• _Instructions for the task_:
Copy every line of the data that includes the string "code".
===== Recorded information
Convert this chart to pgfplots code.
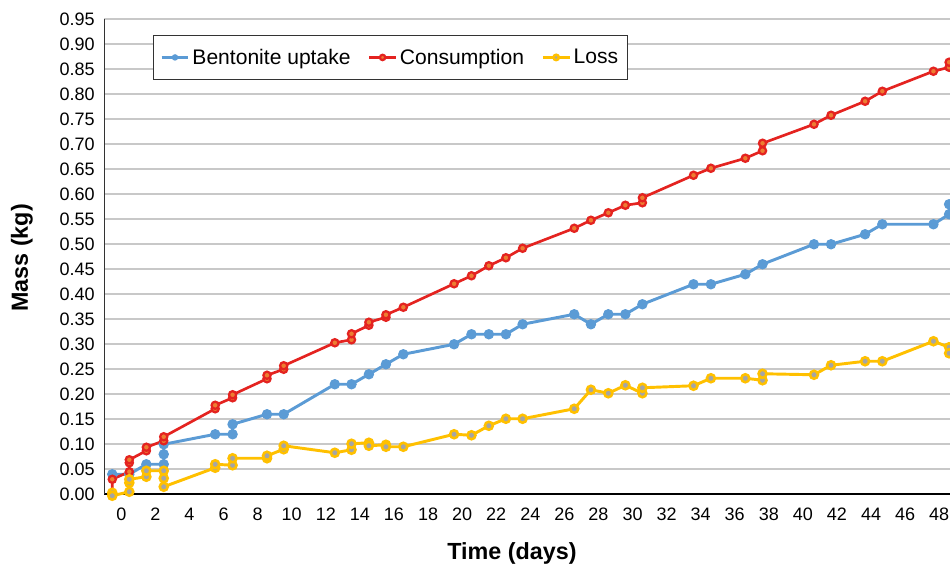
\documentclass[border=0pt]{standalone}
\usepackage{pgfplots}
\pgfplotsset{compat=1.18}
\usepackage{fontspec}
\setmainfont{Liberation Sans}

\definecolor{cblue}{HTML}{5B9BD5}
\definecolor{cred}{HTML}{E42320}
\definecolor{corange}{HTML}{ED7D31}
\definecolor{cyellow}{HTML}{FFC000}
\definecolor{cgrey}{HTML}{A5A5A5}
\definecolor{cgrid}{HTML}{C8C8C8}

\begin{document}
\begin{tikzpicture}
    % 1 px of the reference = 0.75pt
    \useasboundingbox (0,0) rectangle (712.5pt,427.5pt);
    \clip (0,0) rectangle (712.5pt,427.5pt);
    \begin{axis}[
            at={(78.2pt,56.8pt)}, anchor=south west,
            scale only axis,
            width=639pt, height=356.25pt,
            xmin=-1, xmax=49,
            ymin=0, ymax=0.95,
            clip=false,
            axis x line*=bottom, axis y line*=left,
            x axis line style={black, line width=1.2pt},
            y axis line style={black!80, line width=1pt},
            xtick={0,2,...,48},
            minor xtick={-1,1,...,49},
            major tick length=0pt,
            minor tick length=3.75pt,
            tick align=outside,
            minor x tick style={black, line width=0.9pt},
            ytick={0,0.05,0.10,0.15,0.20,0.25,0.30,0.35,0.40,0.45,0.50,0.55,0.60,0.65,0.70,0.75,0.80,0.85,0.90,0.95},
            ytick style={draw=none},
            xtick style={draw=none},
            ymajorgrids,
            major grid style={cgrid, line width=1.3pt},
            /pgf/number format/assume math mode=true,
            yticklabel={\pgfmathprintnumber[fixed,fixed zerofill,precision=2]{\tick}},
            ticklabel style={font=\fontsize{13.5}{16}\selectfont, inner sep=0pt},
            yticklabel style={anchor=east, xshift=-7pt},
            xticklabel style={anchor=center, yshift=-15pt},
            xlabel={Time (days)},
            ylabel={Mass (kg)},
            label style={font=\bfseries\fontsize{17.5}{20}\selectfont},
            xlabel style={at={(axis description cs:0.4785,-0.1236)}, anchor=center},
            ylabel style={at={(axis description cs:-0.0966,0.4975)}, anchor=center},
            legend style={at={(0.0572,0.967)}, anchor=north west,
                legend columns=3, draw=black!80, line width=0.8pt,
                font=\fontsize{15.8}{18}\selectfont,
                inner xsep=5pt, inner ysep=8pt,
                /tikz/every even column/.append style={column sep=11pt}},
            legend image code/.code={
                \draw[mark repeat=2, mark phase=2, mark size=2pt]
                plot coordinates {(0pt,0pt) (10pt,0pt) (20pt,0pt)};
            },
        ]
        % Bentonite uptake
        \addplot[cblue, line width=2.2pt, mark=*, mark size=3.5pt,
            mark options={fill=cblue, draw=cblue, line width=0.8pt}] coordinates {
                (-0.53,0.04) (0.47,0.04) (1.47,0.06) (2.49,0.06) (2.49,0.08) (2.49,0.10)
                (5.51,0.12) (6.53,0.12) (6.53,0.14) (8.55,0.16) (9.53,0.16)
                (12.53,0.22) (13.51,0.22) (14.53,0.24) (15.53,0.26) (16.55,0.28)
                (19.53,0.30) (20.55,0.32) (21.57,0.32) (22.57,0.32) (23.55,0.34)
                (26.58,0.36) (27.56,0.34) (28.58,0.36) (29.58,0.36) (30.58,0.38)
                (33.58,0.42) (34.60,0.42) (36.62,0.44) (37.63,0.46)
                (40.65,0.50) (41.65,0.50) (43.65,0.52) (44.66,0.54)
                (47.66,0.54) (48.58,0.56) (48.58,0.58)
            };
        % Consumption
        \addplot[cred, line width=2pt, mark=*, mark size=2.7pt,
            mark options={fill=corange, draw=cred, line width=1.7pt}] coordinates {
                (-0.53,0.0) (-0.53,0.03) (0.47,0.045) (0.47,0.063) (0.47,0.069)
                (1.47,0.087) (1.47,0.094) (2.49,0.107) (2.49,0.115)
                (5.51,0.171) (5.51,0.178) (6.53,0.193) (6.53,0.199)
                (8.55,0.231) (8.55,0.238) (9.53,0.250) (9.53,0.257)
                (12.53,0.303) (13.51,0.309) (13.51,0.321) (14.53,0.338) (14.53,0.344)
                (15.53,0.354) (15.53,0.359) (16.55,0.374)
                (19.53,0.421) (20.55,0.437) (21.57,0.457) (22.57,0.473) (23.55,0.492)
                (26.58,0.532) (27.56,0.548) (28.58,0.563) (29.58,0.578)
                (30.58,0.583) (30.58,0.593) (33.58,0.638) (34.60,0.652)
                (36.62,0.672) (37.63,0.687) (37.63,0.702)
                (40.65,0.740) (41.65,0.758) (43.65,0.786) (44.66,0.806)
                (47.66,0.846) (48.58,0.854) (48.58,0.864)
            };
        % Loss
        \addplot[cyellow, line width=2.2pt, mark=*, mark size=3pt,
            mark options={fill=cgrey, draw=cyellow, line width=1.9pt}] coordinates {
                (-0.53,0.003) (-0.53,-0.003) (0.47,0.005) (0.47,0.023) (0.47,0.030)
                (1.47,0.035) (1.47,0.047) (2.49,0.047) (2.49,0.032) (2.49,0.015)
                (5.51,0.053) (5.51,0.060) (6.53,0.058) (6.53,0.072)
                (8.55,0.072) (8.55,0.077) (9.53,0.090) (9.53,0.097)
                (12.53,0.083) (13.51,0.089) (13.51,0.101) (14.53,0.103) (14.53,0.097)
                (15.53,0.099) (15.53,0.095) (16.55,0.095)
                (19.53,0.120) (20.55,0.118) (21.57,0.137) (22.57,0.151) (23.55,0.151)
                (26.58,0.171) (27.56,0.209) (28.58,0.202) (29.58,0.218)
                (30.58,0.202) (30.58,0.213) (33.58,0.217) (34.60,0.232)
                (36.62,0.232) (37.63,0.228) (37.63,0.241)
                (40.65,0.239) (41.65,0.258) (43.65,0.266) (44.66,0.266)
                (47.66,0.306) (48.58,0.294) (48.58,0.282)
            };
        \legend{Bentonite uptake, Consumption, Loss}
    \end{axis}
\end{tikzpicture}
\end{document}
==========
• _Expected output_:
Convert this chart to pgfplots code.
            legend image code/.code={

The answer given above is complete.